WORK TO DO: Repeat the material verbatim and drop the pictures.
** Start PROVIDED DATA **
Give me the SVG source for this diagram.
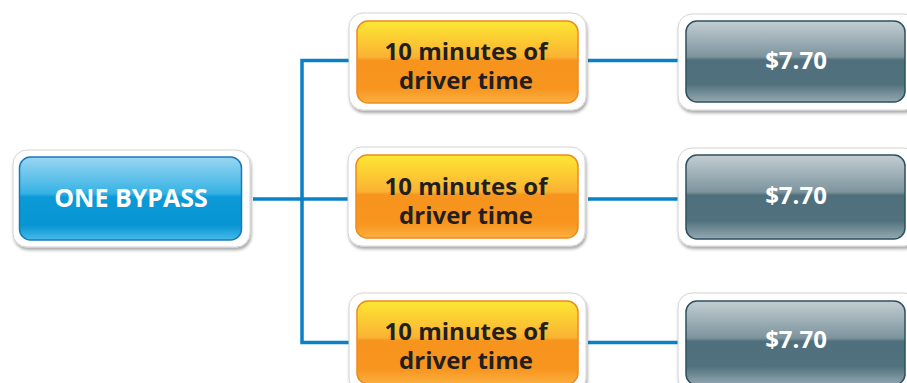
<svg xmlns="http://www.w3.org/2000/svg" width="907" height="383" viewBox="0 0 907 383">
<style>
.outer{fill:#fff;stroke:#d4d4d4;stroke-width:1;filter:url(#sh)}
.conn{fill:none;stroke:#0a80c6;stroke-width:3.5}
.blue{fill:url(#gBlue);stroke:#1b78b8;stroke-width:1.5}
.orange{fill:url(#gOrange);stroke:#ef8a1c;stroke-width:1.5}
.gray{fill:url(#gGray);stroke:#2c5060;stroke-width:1.5}
text{font-family:"Open Sans","Liberation Sans",sans-serif;font-weight:bold;text-anchor:middle}
.lt{fill:#ffffff;font-size:24px}
.dk{fill:#231f20;font-size:24px}
</style>
<defs>
<filter id="sh" x="-10%" y="-10%" width="120%" height="130%">
<feDropShadow dx="1" dy="2.5" stdDeviation="1.8" flood-color="#000" flood-opacity="0.35"/>
</filter>
<linearGradient id="gBlue" x1="0" y1="0" x2="0" y2="1">
<stop offset="0" stop-color="#9ad6f2"/>
<stop offset="0.44" stop-color="#35b2e4"/>
<stop offset="0.48" stop-color="#0c9ad7"/>
<stop offset="0.82" stop-color="#0795d3"/>
<stop offset="1" stop-color="#48bbe8"/>
</linearGradient>
<linearGradient id="gOrange" x1="0" y1="0" x2="0" y2="1">
<stop offset="0" stop-color="#fde733"/>
<stop offset="0.44" stop-color="#fab233"/>
<stop offset="0.48" stop-color="#f7941d"/>
<stop offset="0.82" stop-color="#f7951f"/>
<stop offset="1" stop-color="#fbb040"/>
</linearGradient>
<linearGradient id="gGray" x1="0" y1="0" x2="0" y2="1">
<stop offset="0" stop-color="#c3ced3"/>
<stop offset="0.44" stop-color="#7d949d"/>
<stop offset="0.48" stop-color="#4f6f7c"/>
<stop offset="0.78" stop-color="#51717e"/>
<stop offset="1" stop-color="#95a9b0"/>
</linearGradient>
</defs>

<g id="connectors">
<path class="conn" d="M253,199 H349"/>
<path class="conn" d="M349,60.5 H302 V342.5 H349"/>
<path class="conn" d="M588,60.5 H678"/>
<path class="conn" d="M588,199 H678"/>
<path class="conn" d="M588,342.5 H678"/>
</g>

<g id="one-bypass">
<rect class="outer" x="13" y="150" width="237" height="97" rx="14"/>
<rect class="blue" x="19.5" y="157" width="222" height="83" rx="11"/>
<text class="lt" x="131" y="207" style="font-size:25px">ONE BYPASS</text>
</g>

<g id="time-1">
<rect class="outer" x="349" y="13" width="237" height="97" rx="14"/>
<rect class="orange" x="357" y="21" width="221" height="82" rx="11"/>
<text class="dk" x="466" y="60">10 minutes of<tspan x="466" dy="29">driver time</tspan></text>
</g>

<g id="time-2">
<rect class="outer" x="348" y="147" width="237" height="99" rx="14"/>
<rect class="orange" x="356" y="155" width="222" height="83" rx="11"/>
<text class="dk" x="466" y="195">10 minutes of<tspan x="466" dy="29">driver time</tspan></text>
</g>

<g id="time-3">
<rect class="outer" x="349" y="293" width="237" height="99" rx="14"/>
<rect class="orange" x="357" y="301" width="221" height="83" rx="11"/>
<text class="dk" x="466" y="340">10 minutes of<tspan x="466" dy="29">driver time</tspan></text>
</g>

<g id="cost-1">
<rect class="outer" x="678" y="14" width="240" height="96" rx="14"/>
<rect class="gray" x="686" y="21" width="219" height="81" rx="11"/>
<text class="lt" x="796" y="69">$7.70</text>
</g>

<g id="cost-2">
<rect class="outer" x="678" y="148" width="240" height="98" rx="14"/>
<rect class="gray" x="686" y="155" width="219" height="84" rx="11"/>
<text class="lt" x="796" y="204">$7.70</text>
</g>

<g id="cost-3">
<rect class="outer" x="678" y="293" width="240" height="99" rx="14"/>
<rect class="gray" x="686" y="301" width="219" height="84" rx="11"/>
<text class="lt" x="796" y="348">$7.70</text>
</g>
</svg>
** End PROVIDED DATA **
TASK SOLUTION:
Give me the SVG source for this diagram.
<svg xmlns="http://www.w3.org/2000/svg" width="907" height="383" viewBox="0 0 907 383">
<style>
.outer{fill:#fff;stroke:#d4d4d4;stroke-width:1;filter:url(#sh)}
.conn{fill:none;stroke:#0a80c6;stroke-width:3.5}
.blue{fill:url(#gBlue);stroke:#1b78b8;stroke-width:1.5}
.orange{fill:url(#gOrange);stroke:#ef8a1c;stroke-width:1.5}
.gray{fill:url(#gGray);stroke:#2c5060;stroke-width:1.5}
text{font-family:"Open Sans","Liberation Sans",sans-serif;font-weight:bold;text-anchor:middle}
.lt{fill:#ffffff;font-size:24px}
.dk{fill:#231f20;font-size:24px}
</style>
<defs>
<filter id="sh" x="-10%" y="-10%" width="120%" height="130%">
<feDropShadow dx="1" dy="2.5" stdDeviation="1.8" flood-color="#000" flood-opacity="0.35"/>
</filter>
<linearGradient id="gBlue" x1="0" y1="0" x2="0" y2="1">
<stop offset="0" stop-color="#9ad6f2"/>
<stop offset="0.44" stop-color="#35b2e4"/>
<stop offset="0.48" stop-color="#0c9ad7"/>
<stop offset="0.82" stop-color="#0795d3"/>
<stop offset="1" stop-color="#48bbe8"/>
</linearGradient>
<linearGradient id="gOrange" x1="0" y1="0" x2="0" y2="1">
<stop offset="0" stop-color="#fde733"/>
<stop offset="0.44" stop-color="#fab233"/>
<stop offset="0.48" stop-color="#f7941d"/>
<stop offset="0.82" stop-color="#f7951f"/>
<stop offset="1" stop-color="#fbb040"/>
</linearGradient>
<linearGradient id="gGray" x1="0" y1="0" x2="0" y2="1">
<stop offset="0" stop-color="#c3ced3"/>
<stop offset="0.44" stop-color="#7d949d"/>
<stop offset="0.48" stop-color="#4f6f7c"/>
<stop offset="0.78" stop-color="#51717e"/>
<stop offset="1" stop-color="#95a9b0"/>
</linearGradient>
</defs>

<g id="connectors">
<path class="conn" d="M253,199 H349"/>
<path class="conn" d="M349,60.5 H302 V342.5 H349"/>
<path class="conn" d="M588,60.5 H678"/>
<path class="conn" d="M588,199 H678"/>
<path class="conn" d="M588,342.5 H678"/>
</g>

<g id="one-bypass">
<rect class="outer" x="13" y="150" width="237" height="97" rx="14"/>
<rect class="blue" x="19.5" y="157" width="222" height="83" rx="11"/>
<text class="lt" x="131" y="207" style="font-size:25px">ONE BYPASS</text>
</g>

<g id="time-1">
<rect class="outer" x="349" y="13" width="237" height="97" rx="14"/>
<rect class="orange" x="357" y="21" width="221" height="82" rx="11"/>
<text class="dk" x="466" y="60">10 minutes of<tspan x="466" dy="29">driver time</tspan></text>
</g>

<g id="time-2">
<rect class="outer" x="348" y="147" width="237" height="99" rx="14"/>
<rect class="orange" x="356" y="155" width="222" height="83" rx="11"/>
<text class="dk" x="466" y="195">10 minutes of<tspan x="466" dy="29">driver time</tspan></text>
</g>

<g id="time-3">
<rect class="outer" x="349" y="293" width="237" height="99" rx="14"/>
<rect class="orange" x="357" y="301" width="221" height="83" rx="11"/>
<text class="dk" x="466" y="340">10 minutes of<tspan x="466" dy="29">driver time</tspan></text>
</g>

<g id="cost-1">
<rect class="outer" x="678" y="14" width="240" height="96" rx="14"/>
<rect class="gray" x="686" y="21" width="219" height="81" rx="11"/>
<text class="lt" x="796" y="69">$7.70</text>
</g>

<g id="cost-2">
<rect class="outer" x="678" y="148" width="240" height="98" rx="14"/>
<rect class="gray" x="686" y="155" width="219" height="84" rx="11"/>
<text class="lt" x="796" y="204">$7.70</text>
</g>

<g id="cost-3">
<rect class="outer" x="678" y="293" width="240" height="99" rx="14"/>
<rect class="gray" x="686" y="301" width="219" height="84" rx="11"/>
<text class="lt" x="796" y="348">$7.70</text>
</g>
</svg>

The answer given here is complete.